Start

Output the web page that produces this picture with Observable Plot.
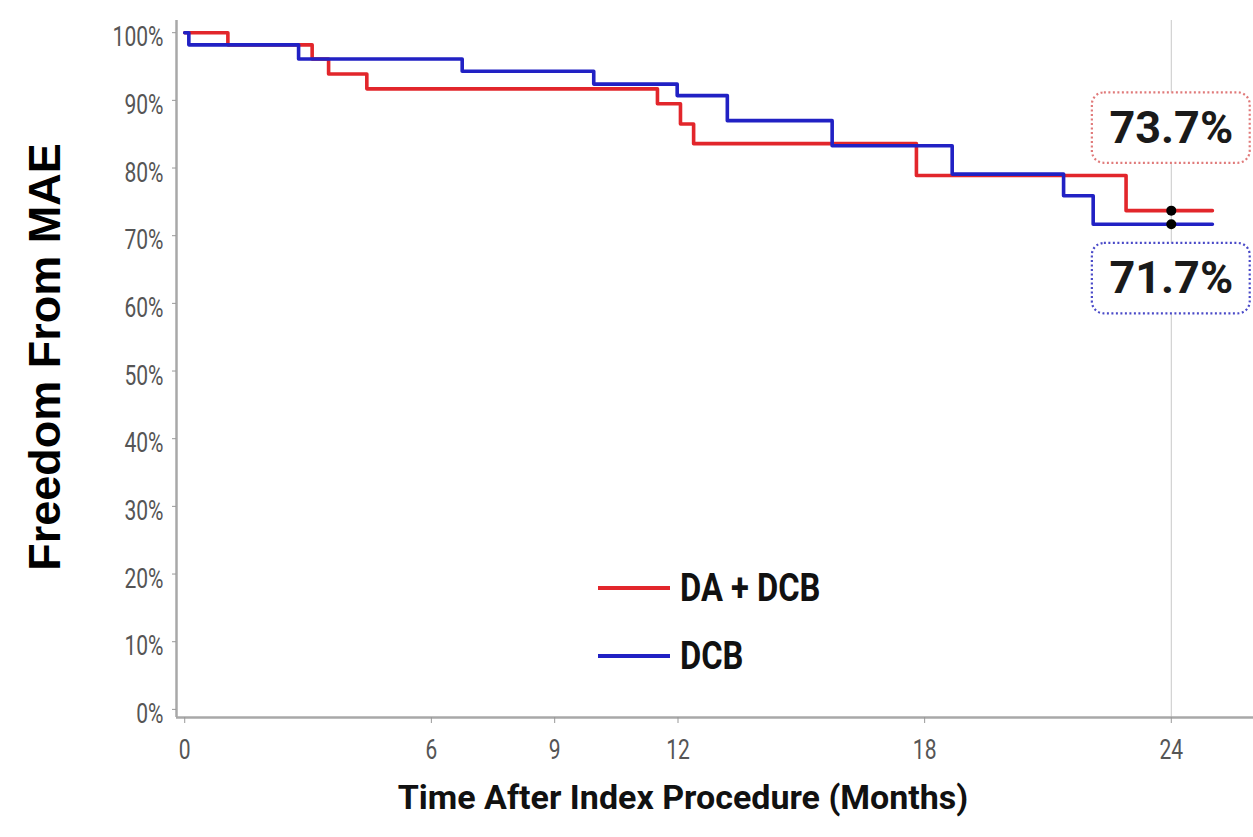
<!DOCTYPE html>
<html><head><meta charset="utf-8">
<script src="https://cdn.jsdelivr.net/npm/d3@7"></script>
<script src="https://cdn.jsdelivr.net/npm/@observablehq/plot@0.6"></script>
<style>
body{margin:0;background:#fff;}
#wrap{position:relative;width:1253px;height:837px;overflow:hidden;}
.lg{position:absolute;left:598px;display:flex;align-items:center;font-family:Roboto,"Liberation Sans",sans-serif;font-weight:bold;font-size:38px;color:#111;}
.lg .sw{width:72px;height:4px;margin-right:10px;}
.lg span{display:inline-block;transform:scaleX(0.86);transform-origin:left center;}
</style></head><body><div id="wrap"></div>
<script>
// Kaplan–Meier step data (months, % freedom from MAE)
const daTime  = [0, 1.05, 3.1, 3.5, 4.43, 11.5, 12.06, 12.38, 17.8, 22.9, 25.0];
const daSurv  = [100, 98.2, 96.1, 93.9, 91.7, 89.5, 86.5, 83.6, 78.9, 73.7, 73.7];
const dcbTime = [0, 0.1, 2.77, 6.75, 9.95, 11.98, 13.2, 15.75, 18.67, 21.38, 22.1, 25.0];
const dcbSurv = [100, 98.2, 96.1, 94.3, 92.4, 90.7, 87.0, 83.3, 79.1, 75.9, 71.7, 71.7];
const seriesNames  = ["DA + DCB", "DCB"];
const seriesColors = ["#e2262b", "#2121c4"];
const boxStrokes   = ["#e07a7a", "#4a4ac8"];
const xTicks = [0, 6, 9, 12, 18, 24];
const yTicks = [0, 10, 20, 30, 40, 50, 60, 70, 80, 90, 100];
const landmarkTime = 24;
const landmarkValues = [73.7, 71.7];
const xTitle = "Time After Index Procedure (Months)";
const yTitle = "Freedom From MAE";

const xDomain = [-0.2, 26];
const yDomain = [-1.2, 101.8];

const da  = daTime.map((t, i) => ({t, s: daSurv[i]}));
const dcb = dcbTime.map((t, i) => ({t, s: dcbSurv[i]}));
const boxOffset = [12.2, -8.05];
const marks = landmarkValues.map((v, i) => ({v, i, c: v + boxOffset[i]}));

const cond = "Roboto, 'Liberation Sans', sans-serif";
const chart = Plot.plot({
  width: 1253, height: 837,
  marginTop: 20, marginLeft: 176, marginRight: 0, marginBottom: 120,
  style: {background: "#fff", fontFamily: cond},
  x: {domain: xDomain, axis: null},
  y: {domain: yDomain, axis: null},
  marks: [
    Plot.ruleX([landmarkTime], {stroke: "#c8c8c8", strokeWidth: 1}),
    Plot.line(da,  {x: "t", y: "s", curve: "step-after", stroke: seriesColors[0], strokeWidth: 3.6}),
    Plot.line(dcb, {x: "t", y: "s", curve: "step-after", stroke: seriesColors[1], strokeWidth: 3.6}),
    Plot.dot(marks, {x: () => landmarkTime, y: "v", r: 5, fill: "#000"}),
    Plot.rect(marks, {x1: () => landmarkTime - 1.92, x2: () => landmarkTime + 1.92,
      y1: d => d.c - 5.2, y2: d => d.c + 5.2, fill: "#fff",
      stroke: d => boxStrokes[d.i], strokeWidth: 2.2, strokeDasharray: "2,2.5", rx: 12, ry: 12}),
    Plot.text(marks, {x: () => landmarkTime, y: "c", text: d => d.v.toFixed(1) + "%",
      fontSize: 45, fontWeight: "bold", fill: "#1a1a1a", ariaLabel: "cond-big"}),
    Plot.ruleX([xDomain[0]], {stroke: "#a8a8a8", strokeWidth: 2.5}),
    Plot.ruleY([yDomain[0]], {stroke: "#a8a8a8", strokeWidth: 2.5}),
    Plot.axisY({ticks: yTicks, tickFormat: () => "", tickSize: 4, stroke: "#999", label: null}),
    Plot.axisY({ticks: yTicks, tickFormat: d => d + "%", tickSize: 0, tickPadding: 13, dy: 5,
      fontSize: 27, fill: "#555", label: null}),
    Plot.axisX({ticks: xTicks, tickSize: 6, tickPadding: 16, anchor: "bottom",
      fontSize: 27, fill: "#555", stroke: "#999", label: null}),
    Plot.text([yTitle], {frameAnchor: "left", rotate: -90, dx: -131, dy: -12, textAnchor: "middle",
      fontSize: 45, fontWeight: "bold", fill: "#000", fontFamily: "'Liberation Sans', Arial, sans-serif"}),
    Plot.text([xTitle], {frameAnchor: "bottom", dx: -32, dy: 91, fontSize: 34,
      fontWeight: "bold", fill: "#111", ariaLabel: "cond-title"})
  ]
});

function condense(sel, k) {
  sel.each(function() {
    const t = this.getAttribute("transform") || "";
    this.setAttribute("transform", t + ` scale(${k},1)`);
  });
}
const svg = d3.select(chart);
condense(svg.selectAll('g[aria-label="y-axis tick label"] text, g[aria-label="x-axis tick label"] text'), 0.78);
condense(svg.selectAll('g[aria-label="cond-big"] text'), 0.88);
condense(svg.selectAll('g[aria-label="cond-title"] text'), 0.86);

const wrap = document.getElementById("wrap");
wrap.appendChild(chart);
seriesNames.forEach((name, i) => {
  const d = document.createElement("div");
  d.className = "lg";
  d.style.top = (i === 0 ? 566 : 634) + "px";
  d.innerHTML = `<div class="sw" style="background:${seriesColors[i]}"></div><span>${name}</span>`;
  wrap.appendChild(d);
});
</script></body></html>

End

**Written instruction:**
Leave out the pictures and restate, word for word, the lines from the top of the data through the line containing "const marks = landmarkValues.map((v, i)", both included.

**Result:**
Output the web page that produces this picture with Observable Plot.
<!DOCTYPE html>
<html><head><meta charset="utf-8">
<script src="https://cdn.jsdelivr.net/npm/d3@7"></script>
<script src="https://cdn.jsdelivr.net/npm/@observablehq/plot@0.6"></script>
<style>
body{margin:0;background:#fff;}
#wrap{position:relative;width:1253px;height:837px;overflow:hidden;}
.lg{position:absolute;left:598px;display:flex;align-items:center;font-family:Roboto,"Liberation Sans",sans-serif;font-weight:bold;font-size:38px;color:#111;}
.lg .sw{width:72px;height:4px;margin-right:10px;}
.lg span{display:inline-block;transform:scaleX(0.86);transform-origin:left center;}
</style></head><body><div id="wrap"></div>
<script>
// Kaplan–Meier step data (months, % freedom from MAE)
const daTime  = [0, 1.05, 3.1, 3.5, 4.43, 11.5, 12.06, 12.38, 17.8, 22.9, 25.0];
const daSurv  = [100, 98.2, 96.1, 93.9, 91.7, 89.5, 86.5, 83.6, 78.9, 73.7, 73.7];
const dcbTime = [0, 0.1, 2.77, 6.75, 9.95, 11.98, 13.2, 15.75, 18.67, 21.38, 22.1, 25.0];
const dcbSurv = [100, 98.2, 96.1, 94.3, 92.4, 90.7, 87.0, 83.3, 79.1, 75.9, 71.7, 71.7];
const seriesNames  = ["DA + DCB", "DCB"];
const seriesColors = ["#e2262b", "#2121c4"];
const boxStrokes   = ["#e07a7a", "#4a4ac8"];
const xTicks = [0, 6, 9, 12, 18, 24];
const yTicks = [0, 10, 20, 30, 40, 50, 60, 70, 80, 90, 100];
const landmarkTime = 24;
const landmarkValues = [73.7, 71.7];
const xTitle = "Time After Index Procedure (Months)";
const yTitle = "Freedom From MAE";

const xDomain = [-0.2, 26];
const yDomain = [-1.2, 101.8];

const da  = daTime.map((t, i) => ({t, s: daSurv[i]}));
const dcb = dcbTime.map((t, i) => ({t, s: dcbSurv[i]}));
const boxOffset = [12.2, -8.05];
const marks = landmarkValues.map((v, i) => ({v, i, c: v + boxOffset[i]}));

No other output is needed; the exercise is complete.